Thanks, lots of good information that I appreciate greatly.
I thought of something else…
If the NPRI owner has not ratified to pool to date (and a significant amount of time has passed) and the well is not on the 35 acres,
then am I responsible for figuring all this out and notify the oil company they should be paying the 1/8 royalty rate not the reduced rate to me (all the way back to when the well started producing)
or should the oil company be the one who is responsible for keeping track of these kind of situations and be paying the full 1/8 royalty rate until the NPRI owner decides to ratify for pooling their NPRI interest?
When or if that ratification happens from that date forward the oil company would pay the reduced royalty rate to me?
Are we suppose to add language to our division order to make sure we get the reduced rate only if the well is in the 35 acres or the NPRI owner has ratified to pool; otherwise we get the 1/8 royalty rate?

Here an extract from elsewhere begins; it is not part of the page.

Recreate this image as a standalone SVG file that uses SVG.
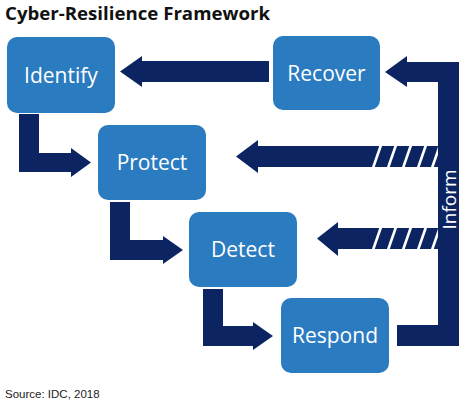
<svg xmlns="http://www.w3.org/2000/svg" width="469" height="403" viewBox="0 0 469 403">
<style>
.box{fill:#2a7bbf}
.lbl{font-family:"Open Sans","Noto Sans",sans-serif;font-size:21px;fill:#ffffff;text-anchor:middle}
.arr{fill:#0c2562}
.hatch{stroke:#ffffff;stroke-width:2.6}
</style>
<rect width="469" height="403" fill="#ffffff"/>
<text x="5" y="20" font-family="'Open Sans','Noto Sans',sans-serif" font-weight="bold" font-size="18" fill="#111111" textLength="265" lengthAdjust="spacingAndGlyphs">Cyber-Resilience Framework</text>
<g id="connectors">
<polygon class="arr" points="269,61 142,61 142,56 120,71.5 142,87 142,82 269,82"/>
<polygon class="arr" points="438,146 258,146 258,140 236,156.5 258,173 258,167 438,167"/>
<polygon class="arr" points="438,228 338,228 338,222 317,238.5 338,256 338,249 438,249"/>
<g class="hatch">
<line x1="373" y1="168" x2="381" y2="145"/>
<line x1="388" y1="168" x2="396" y2="145"/>
<line x1="403" y1="168" x2="411" y2="145"/>
<line x1="418" y1="168" x2="426" y2="145"/>
<line x1="432" y1="168" x2="440" y2="145"/>
<line x1="373" y1="250" x2="381" y2="227"/>
<line x1="388" y1="250" x2="396" y2="227"/>
<line x1="403" y1="250" x2="411" y2="227"/>
<line x1="418" y1="250" x2="426" y2="227"/>
<line x1="432" y1="250" x2="440" y2="227"/>
</g>
<path class="arr" d="M459,62 L459,346 L397,346 L397,325 L438,325 L438,82 L407,82 L407,87 L385,72 L407,56 L407,62 Z"/>
<polygon class="arr" points="19,114 39,114 39,153 71,153 71,148 91,162.5 71,177 71,172 19,172"/>
<polygon class="arr" points="110,202 130,202 130,240 163,240 163,236 183,250 163,264 163,260 110,260"/>
<polygon class="arr" points="203,289 223,289 223,326 253,326 253,322 273,336 253,350 253,346 203,346"/>
<text transform="translate(456,199.5) rotate(-90)" font-family="'Open Sans','Noto Sans',sans-serif" font-size="19" fill="#ffffff" text-anchor="middle">Inform</text>
</g>
<g id="identify"><rect class="box" x="7" y="37" width="108" height="76" rx="10"/><text class="lbl" x="61" y="82.5">Identify</text></g>
<g id="recover"><rect class="box" x="273" y="36" width="107" height="74" rx="10"/><text class="lbl" x="326.5" y="80.5">Recover</text></g>
<g id="protect"><rect class="box" x="98" y="125" width="108" height="75" rx="10"/><text class="lbl" x="152" y="170">Protect</text></g>
<g id="detect"><rect class="box" x="189" y="212" width="108" height="75" rx="10"/><text class="lbl" x="243" y="257">Detect</text></g>
<g id="respond"><rect class="box" x="281" y="298" width="108" height="75" rx="10"/><text class="lbl" x="335" y="343">Respond</text></g>
<text x="5" y="398" font-family="'Liberation Sans',Arial,sans-serif" font-size="11.5" fill="#222222">Source: IDC, 2018</text>
</svg>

I am beginning to think the NPRI owner has not been found or is really disinterested.
In the situation that you outlined, you would not receive any of the NPRI if the lease or Declaration of Pooling is not ratified. Therefore, that situation increases the oil companies Net Revenue Interest.
You might want to read this blog post and the two preceding posts to get a more comprehensive view or pooling in Texas.
Non-ratified NPRI increases the operator’s NRI? I always thought an NPRI burden was carried by the mineral owner, so their decimal RI will be greater in the absence of a non-drillsite, non-ratified NPRI.
Why would it increase the NRI for the operator, and not the burdened mineral interest owner? Doesn’t make much sense that an operator can steal an NPRI like that at all.
The declaration of pooling is a cross conveyance of interests. The mineral owner has no authority to convey the royalty interest, thus, the NPRI must agree to the pooling in some fashion.
Steal is not the word that I would use. However, some operators NEVER offer the non-drillsite NPRI the opportunity to pool. The fact is, they will even write the Declaration of Pooling Agreement to specifically state that it is not to ever be construed as an offer to pool.
To make it worse, so many of the NPRI owners have no idea that they own some royalty and a well is already drilled and they could share in the revenue of the well. To throw gas on the fire, the NPRI is only allowed to share in production as of the date that the lease or the unit was ratified.